Given data
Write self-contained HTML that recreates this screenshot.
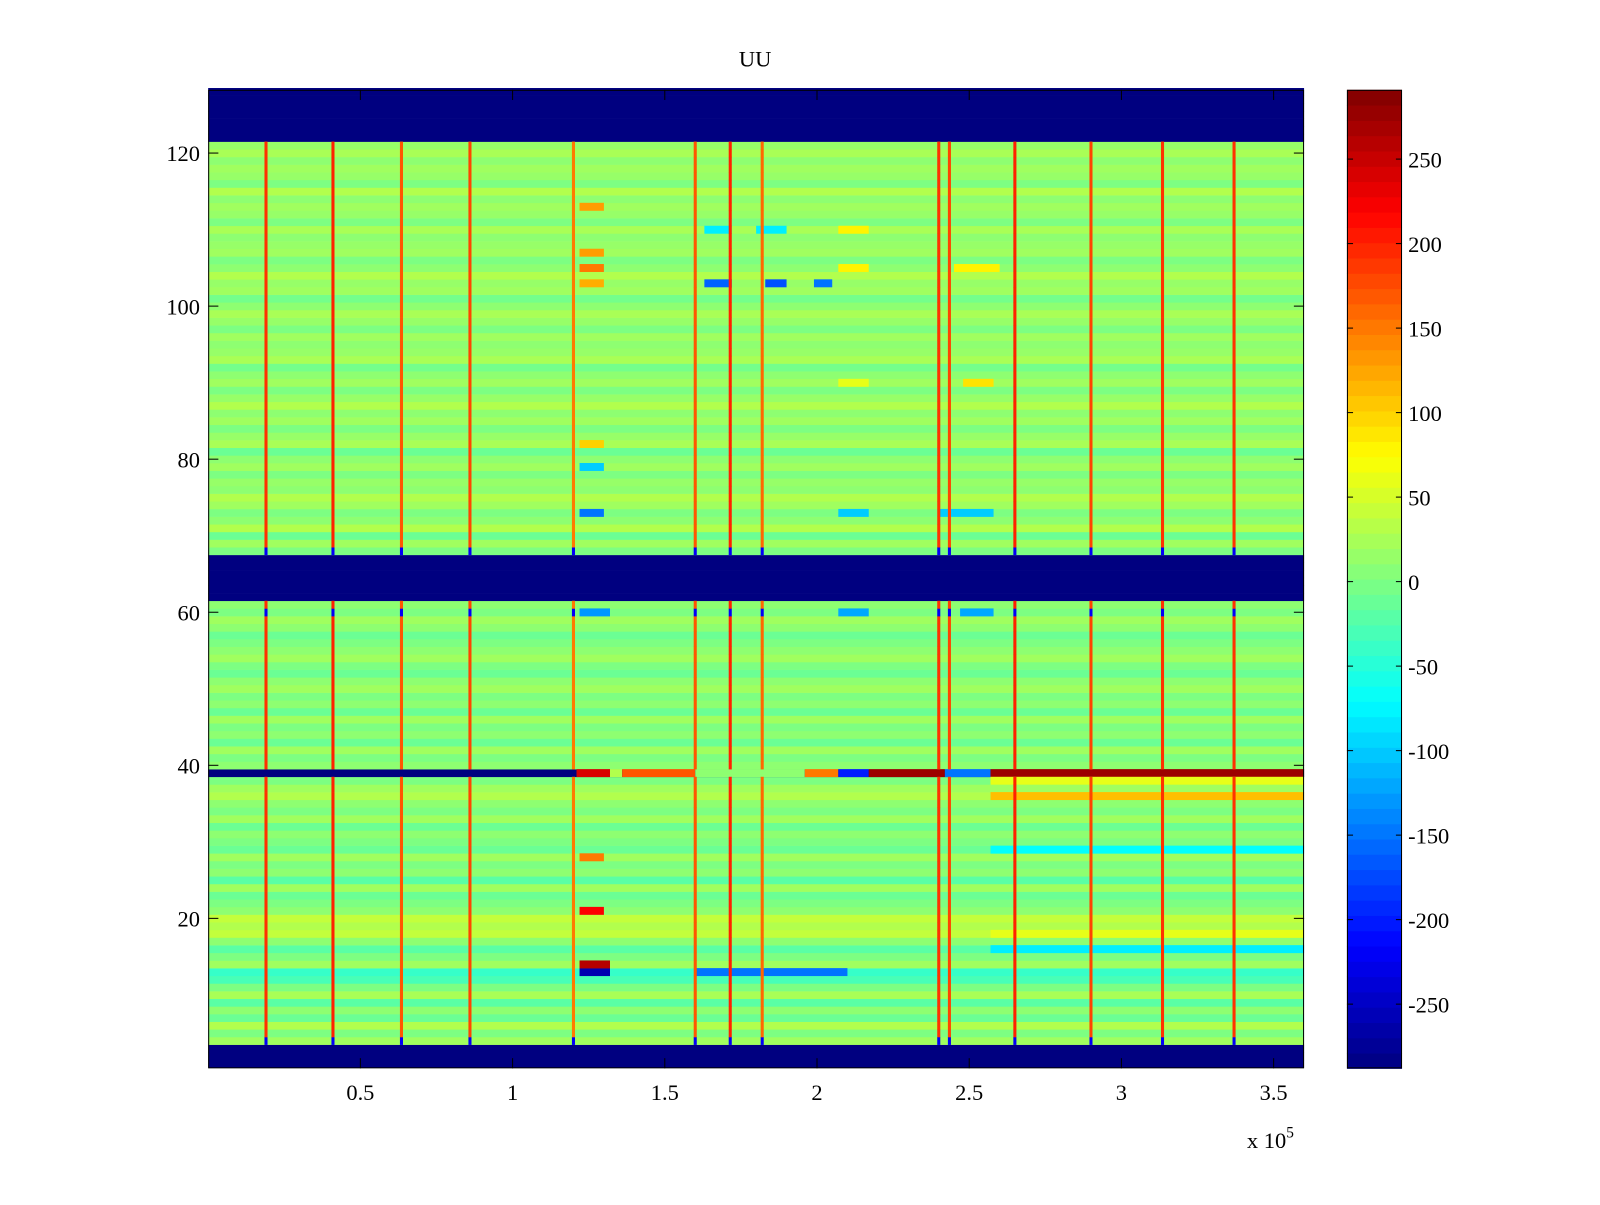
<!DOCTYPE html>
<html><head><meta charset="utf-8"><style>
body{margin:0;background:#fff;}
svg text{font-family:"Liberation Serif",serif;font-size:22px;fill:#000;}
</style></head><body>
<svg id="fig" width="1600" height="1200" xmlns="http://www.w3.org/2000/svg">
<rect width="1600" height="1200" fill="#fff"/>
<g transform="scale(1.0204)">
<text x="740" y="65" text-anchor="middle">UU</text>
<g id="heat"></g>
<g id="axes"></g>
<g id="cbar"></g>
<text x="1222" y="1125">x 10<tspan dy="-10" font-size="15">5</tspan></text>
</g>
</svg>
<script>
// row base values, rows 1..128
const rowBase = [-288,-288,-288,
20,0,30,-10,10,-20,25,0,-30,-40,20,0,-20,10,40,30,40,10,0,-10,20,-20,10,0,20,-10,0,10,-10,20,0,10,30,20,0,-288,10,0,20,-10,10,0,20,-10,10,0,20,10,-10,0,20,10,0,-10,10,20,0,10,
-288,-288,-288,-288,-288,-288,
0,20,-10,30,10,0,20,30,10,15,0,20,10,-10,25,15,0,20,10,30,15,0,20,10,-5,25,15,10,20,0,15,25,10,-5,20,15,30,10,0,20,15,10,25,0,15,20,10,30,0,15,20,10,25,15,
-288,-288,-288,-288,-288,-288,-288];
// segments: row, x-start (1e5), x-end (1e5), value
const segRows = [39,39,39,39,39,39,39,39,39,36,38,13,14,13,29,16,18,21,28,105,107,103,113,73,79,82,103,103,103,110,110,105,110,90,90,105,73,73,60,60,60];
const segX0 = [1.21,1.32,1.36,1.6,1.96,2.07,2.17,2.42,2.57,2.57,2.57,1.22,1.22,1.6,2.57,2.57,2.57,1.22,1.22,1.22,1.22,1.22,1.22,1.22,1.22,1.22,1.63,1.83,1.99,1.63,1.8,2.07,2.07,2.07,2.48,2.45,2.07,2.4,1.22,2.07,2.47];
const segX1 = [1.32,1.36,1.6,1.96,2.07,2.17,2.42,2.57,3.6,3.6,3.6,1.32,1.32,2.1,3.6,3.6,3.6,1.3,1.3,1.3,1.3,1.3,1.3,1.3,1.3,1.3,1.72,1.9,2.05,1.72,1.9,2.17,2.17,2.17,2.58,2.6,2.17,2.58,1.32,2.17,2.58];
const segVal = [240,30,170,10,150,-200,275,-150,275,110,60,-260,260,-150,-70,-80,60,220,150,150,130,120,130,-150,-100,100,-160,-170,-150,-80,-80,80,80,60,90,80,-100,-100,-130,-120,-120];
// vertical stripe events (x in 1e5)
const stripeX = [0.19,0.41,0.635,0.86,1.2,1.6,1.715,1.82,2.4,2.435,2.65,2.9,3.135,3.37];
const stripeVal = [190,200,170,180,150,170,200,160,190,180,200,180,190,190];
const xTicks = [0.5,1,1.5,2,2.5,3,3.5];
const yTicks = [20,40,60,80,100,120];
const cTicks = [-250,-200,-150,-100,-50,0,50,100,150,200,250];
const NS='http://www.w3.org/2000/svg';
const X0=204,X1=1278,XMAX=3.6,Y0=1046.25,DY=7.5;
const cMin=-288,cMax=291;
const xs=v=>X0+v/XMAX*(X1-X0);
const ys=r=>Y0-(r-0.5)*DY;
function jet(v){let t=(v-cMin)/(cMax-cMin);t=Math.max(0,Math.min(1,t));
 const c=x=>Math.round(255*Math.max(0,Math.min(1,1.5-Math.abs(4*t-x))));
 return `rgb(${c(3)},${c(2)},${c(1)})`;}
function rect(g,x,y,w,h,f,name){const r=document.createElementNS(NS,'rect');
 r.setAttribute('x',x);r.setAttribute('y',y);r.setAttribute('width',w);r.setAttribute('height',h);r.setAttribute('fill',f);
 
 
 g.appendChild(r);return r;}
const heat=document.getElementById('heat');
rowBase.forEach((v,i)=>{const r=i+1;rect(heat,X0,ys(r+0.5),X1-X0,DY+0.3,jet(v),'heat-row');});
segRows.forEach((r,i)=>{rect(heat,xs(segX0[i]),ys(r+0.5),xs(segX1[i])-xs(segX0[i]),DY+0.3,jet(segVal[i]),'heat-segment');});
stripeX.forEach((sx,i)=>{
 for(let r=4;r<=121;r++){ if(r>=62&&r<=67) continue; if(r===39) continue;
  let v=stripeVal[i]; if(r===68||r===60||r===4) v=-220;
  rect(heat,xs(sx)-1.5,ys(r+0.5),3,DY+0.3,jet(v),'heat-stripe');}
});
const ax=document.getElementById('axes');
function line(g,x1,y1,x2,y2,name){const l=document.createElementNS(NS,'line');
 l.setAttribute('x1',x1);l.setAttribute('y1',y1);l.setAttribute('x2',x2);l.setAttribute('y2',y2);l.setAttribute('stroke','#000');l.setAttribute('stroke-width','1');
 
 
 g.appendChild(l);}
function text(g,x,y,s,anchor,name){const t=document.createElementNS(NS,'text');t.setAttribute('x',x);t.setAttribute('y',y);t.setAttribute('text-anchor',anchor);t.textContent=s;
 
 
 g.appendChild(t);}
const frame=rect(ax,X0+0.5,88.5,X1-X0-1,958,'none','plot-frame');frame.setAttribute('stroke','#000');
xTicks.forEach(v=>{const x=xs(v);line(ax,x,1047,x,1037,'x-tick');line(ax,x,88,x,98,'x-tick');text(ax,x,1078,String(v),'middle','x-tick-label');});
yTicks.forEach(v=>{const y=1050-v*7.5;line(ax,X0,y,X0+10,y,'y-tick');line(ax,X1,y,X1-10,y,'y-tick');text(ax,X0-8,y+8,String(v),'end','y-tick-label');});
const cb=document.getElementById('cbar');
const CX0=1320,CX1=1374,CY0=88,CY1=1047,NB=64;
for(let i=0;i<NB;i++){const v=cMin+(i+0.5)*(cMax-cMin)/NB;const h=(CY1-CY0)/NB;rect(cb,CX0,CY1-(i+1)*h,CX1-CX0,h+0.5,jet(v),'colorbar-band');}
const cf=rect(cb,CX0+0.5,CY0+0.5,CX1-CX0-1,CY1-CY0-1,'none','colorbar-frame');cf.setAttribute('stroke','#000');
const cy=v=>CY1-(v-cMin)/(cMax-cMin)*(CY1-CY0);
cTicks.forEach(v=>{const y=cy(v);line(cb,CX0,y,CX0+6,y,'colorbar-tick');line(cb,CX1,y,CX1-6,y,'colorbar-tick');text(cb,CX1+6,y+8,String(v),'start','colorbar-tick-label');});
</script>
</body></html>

Written request
Copy the whole listing above word for word but do not carry over the pictures.

Result
Write self-contained HTML that recreates this screenshot.
<!DOCTYPE html>
<html><head><meta charset="utf-8"><style>
body{margin:0;background:#fff;}
svg text{font-family:"Liberation Serif",serif;font-size:22px;fill:#000;}
</style></head><body>
<svg id="fig" width="1600" height="1200" xmlns="http://www.w3.org/2000/svg">
<rect width="1600" height="1200" fill="#fff"/>
<g transform="scale(1.0204)">
<text x="740" y="65" text-anchor="middle">UU</text>
<g id="heat"></g>
<g id="axes"></g>
<g id="cbar"></g>
<text x="1222" y="1125">x 10<tspan dy="-10" font-size="15">5</tspan></text>
</g>
</svg>
<script>
// row base values, rows 1..128
const rowBase = [-288,-288,-288,
20,0,30,-10,10,-20,25,0,-30,-40,20,0,-20,10,40,30,40,10,0,-10,20,-20,10,0,20,-10,0,10,-10,20,0,10,30,20,0,-288,10,0,20,-10,10,0,20,-10,10,0,20,10,-10,0,20,10,0,-10,10,20,0,10,
-288,-288,-288,-288,-288,-288,
0,20,-10,30,10,0,20,30,10,15,0,20,10,-10,25,15,0,20,10,30,15,0,20,10,-5,25,15,10,20,0,15,25,10,-5,20,15,30,10,0,20,15,10,25,0,15,20,10,30,0,15,20,10,25,15,
-288,-288,-288,-288,-288,-288,-288];
// segments: row, x-start (1e5), x-end (1e5), value
const segRows = [39,39,39,39,39,39,39,39,39,36,38,13,14,13,29,16,18,21,28,105,107,103,113,73,79,82,103,103,103,110,110,105,110,90,90,105,73,73,60,60,60];
const segX0 = [1.21,1.32,1.36,1.6,1.96,2.07,2.17,2.42,2.57,2.57,2.57,1.22,1.22,1.6,2.57,2.57,2.57,1.22,1.22,1.22,1.22,1.22,1.22,1.22,1.22,1.22,1.63,1.83,1.99,1.63,1.8,2.07,2.07,2.07,2.48,2.45,2.07,2.4,1.22,2.07,2.47];
const segX1 = [1.32,1.36,1.6,1.96,2.07,2.17,2.42,2.57,3.6,3.6,3.6,1.32,1.32,2.1,3.6,3.6,3.6,1.3,1.3,1.3,1.3,1.3,1.3,1.3,1.3,1.3,1.72,1.9,2.05,1.72,1.9,2.17,2.17,2.17,2.58,2.6,2.17,2.58,1.32,2.17,2.58];
const segVal = [240,30,170,10,150,-200,275,-150,275,110,60,-260,260,-150,-70,-80,60,220,150,150,130,120,130,-150,-100,100,-160,-170,-150,-80,-80,80,80,60,90,80,-100,-100,-130,-120,-120];
// vertical stripe events (x in 1e5)
const stripeX = [0.19,0.41,0.635,0.86,1.2,1.6,1.715,1.82,2.4,2.435,2.65,2.9,3.135,3.37];
const stripeVal = [190,200,170,180,150,170,200,160,190,180,200,180,190,190];
const xTicks = [0.5,1,1.5,2,2.5,3,3.5];
const yTicks = [20,40,60,80,100,120];
const cTicks = [-250,-200,-150,-100,-50,0,50,100,150,200,250];
const NS='http://www.w3.org/2000/svg';
const X0=204,X1=1278,XMAX=3.6,Y0=1046.25,DY=7.5;
const cMin=-288,cMax=291;
const xs=v=>X0+v/XMAX*(X1-X0);
const ys=r=>Y0-(r-0.5)*DY;
function jet(v){let t=(v-cMin)/(cMax-cMin);t=Math.max(0,Math.min(1,t));
 const c=x=>Math.round(255*Math.max(0,Math.min(1,1.5-Math.abs(4*t-x))));
 return `rgb(${c(3)},${c(2)},${c(1)})`;}
function rect(g,x,y,w,h,f,name){const r=document.createElementNS(NS,'rect');
 r.setAttribute('x',x);r.setAttribute('y',y);r.setAttribute('width',w);r.setAttribute('height',h);r.setAttribute('fill',f);
 
 
 g.appendChild(r);return r;}
const heat=document.getElementById('heat');
rowBase.forEach((v,i)=>{const r=i+1;rect(heat,X0,ys(r+0.5),X1-X0,DY+0.3,jet(v),'heat-row');});
segRows.forEach((r,i)=>{rect(heat,xs(segX0[i]),ys(r+0.5),xs(segX1[i])-xs(segX0[i]),DY+0.3,jet(segVal[i]),'heat-segment');});
stripeX.forEach((sx,i)=>{
 for(let r=4;r<=121;r++){ if(r>=62&&r<=67) continue; if(r===39) continue;
  let v=stripeVal[i]; if(r===68||r===60||r===4) v=-220;
  rect(heat,xs(sx)-1.5,ys(r+0.5),3,DY+0.3,jet(v),'heat-stripe');}
});
const ax=document.getElementById('axes');
function line(g,x1,y1,x2,y2,name){const l=document.createElementNS(NS,'line');
 l.setAttribute('x1',x1);l.setAttribute('y1',y1);l.setAttribute('x2',x2);l.setAttribute('y2',y2);l.setAttribute('stroke','#000');l.setAttribute('stroke-width','1');
 
 
 g.appendChild(l);}
function text(g,x,y,s,anchor,name){const t=document.createElementNS(NS,'text');t.setAttribute('x',x);t.setAttribute('y',y);t.setAttribute('text-anchor',anchor);t.textContent=s;
 
 
 g.appendChild(t);}
const frame=rect(ax,X0+0.5,88.5,X1-X0-1,958,'none','plot-frame');frame.setAttribute('stroke','#000');
xTicks.forEach(v=>{const x=xs(v);line(ax,x,1047,x,1037,'x-tick');line(ax,x,88,x,98,'x-tick');text(ax,x,1078,String(v),'middle','x-tick-label');});
yTicks.forEach(v=>{const y=1050-v*7.5;line(ax,X0,y,X0+10,y,'y-tick');line(ax,X1,y,X1-10,y,'y-tick');text(ax,X0-8,y+8,String(v),'end','y-tick-label');});
const cb=document.getElementById('cbar');
const CX0=1320,CX1=1374,CY0=88,CY1=1047,NB=64;
for(let i=0;i<NB;i++){const v=cMin+(i+0.5)*(cMax-cMin)/NB;const h=(CY1-CY0)/NB;rect(cb,CX0,CY1-(i+1)*h,CX1-CX0,h+0.5,jet(v),'colorbar-band');}
const cf=rect(cb,CX0+0.5,CY0+0.5,CX1-CX0-1,CY1-CY0-1,'none','colorbar-frame');cf.setAttribute('stroke','#000');
const cy=v=>CY1-(v-cMin)/(cMax-cMin)*(CY1-CY0);
cTicks.forEach(v=>{const y=cy(v);line(cb,CX0,y,CX0+6,y,'colorbar-tick');line(cb,CX1,y,CX1-6,y,'colorbar-tick');text(cb,CX1+6,y+8,String(v),'start','colorbar-tick-label');});
</script>
</body></html>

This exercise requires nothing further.